Not knowing where he was taking this, not knowing how to react to the intensity now thrumming through him, Megan could only nod. Those had been her words; that had been what happened.

"Carry this a little further, Megan. Why would Roger and Helen, who above all loved their creature comforts, ever have gone to Villa Castellano? Did it make any more sense to you than it did to me?

"And why, considering how much your place is worth even at raw land and mineral prices, did they turn a valuable piece of property into nothing more than a cheap rental for a two-bit drug dealer?"

"Okay," she said warily. "Why?"

"Access, Megan. Access to the privacy of the mountains behind us and the road in front of us. Perfect for that damned pipeline that was starting up before—"

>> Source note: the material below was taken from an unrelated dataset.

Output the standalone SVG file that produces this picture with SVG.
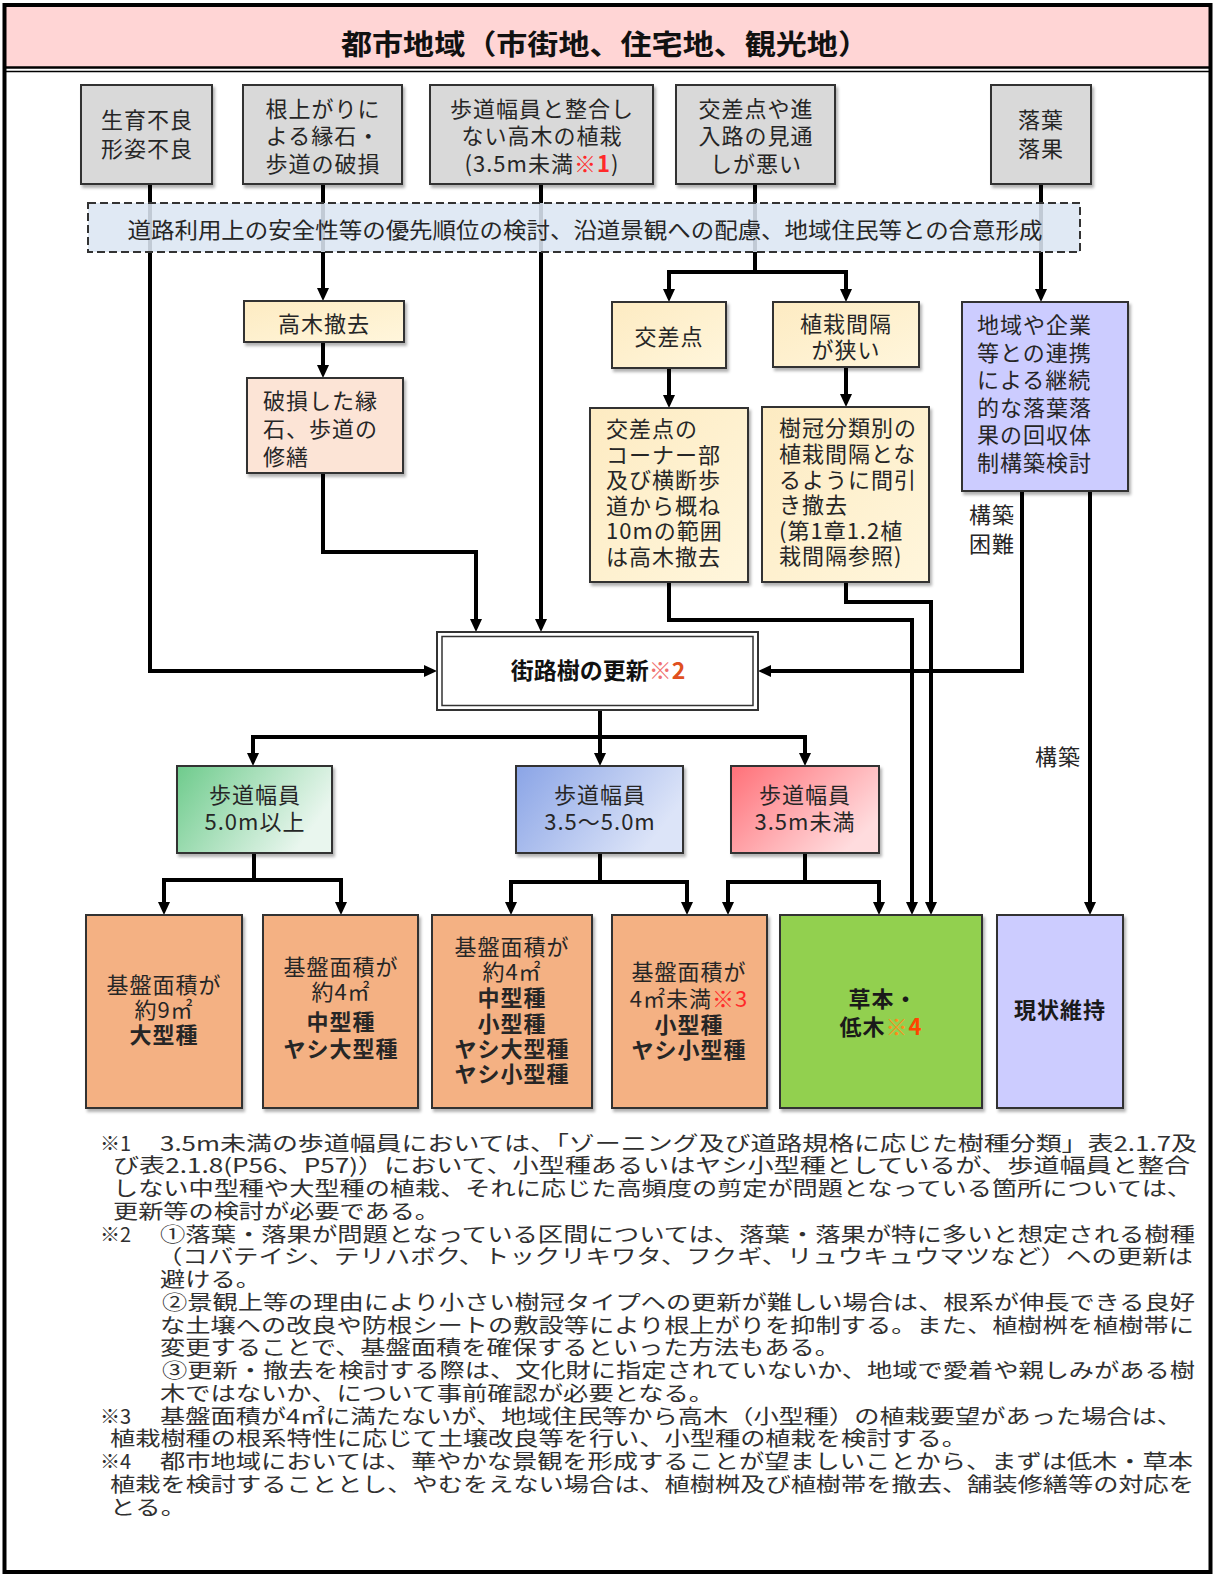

"Wait!" Megan grasped Jake's arm and tried to shake him. "Wait! Are you saying Roger and Helen, my husband and your wife, were involved in some sort of international drug ring? Oh, Jake. Listen to how improbable that is. They didn't need the money. Why on earth would they do that?"

"What did the man say to you yesterday, Megan? 'He told you where it is. I knew he would. And now you're going to tell him.' Who did he mean? Not Sam Hooker or Tyndall Puckett. He'd been watching you and me, so not me. Who, Megan? Who else but your husband? God, I never liked him, and I hate to put this on him. But if not this, what?"

"What are they after, Jake? What would Roger have told me about?"

He looked at her. In his eyes she saw sadness, regret, and above all, a surety that she couldn't doubt and he could no longer deny. "About the location of the drop that went bad the night I was shot."

And now she knew why he wanted to deny it. It was unconscionable, unthinkable. "That too? But wasn't that on Witcher Mountain?"

He nodded. "Two miles away. At least that's where I interrupted it. But I don't know where the contacts went after I was shot, and, as you said yesterday, what's a ridge or two in country like this?"

He closed his eyes, masking his thoughts from her. "Parallels," he said. "Mattie told me to look for them. But, God, this is unbelievable, even for a paranoid like me. There's got to be another answer."

Megan looked away from his bowed head toward the darkness outside the window, looked and tensed. "Then you'd better find one in a hurry," she told him, "because there are lights on the ridge."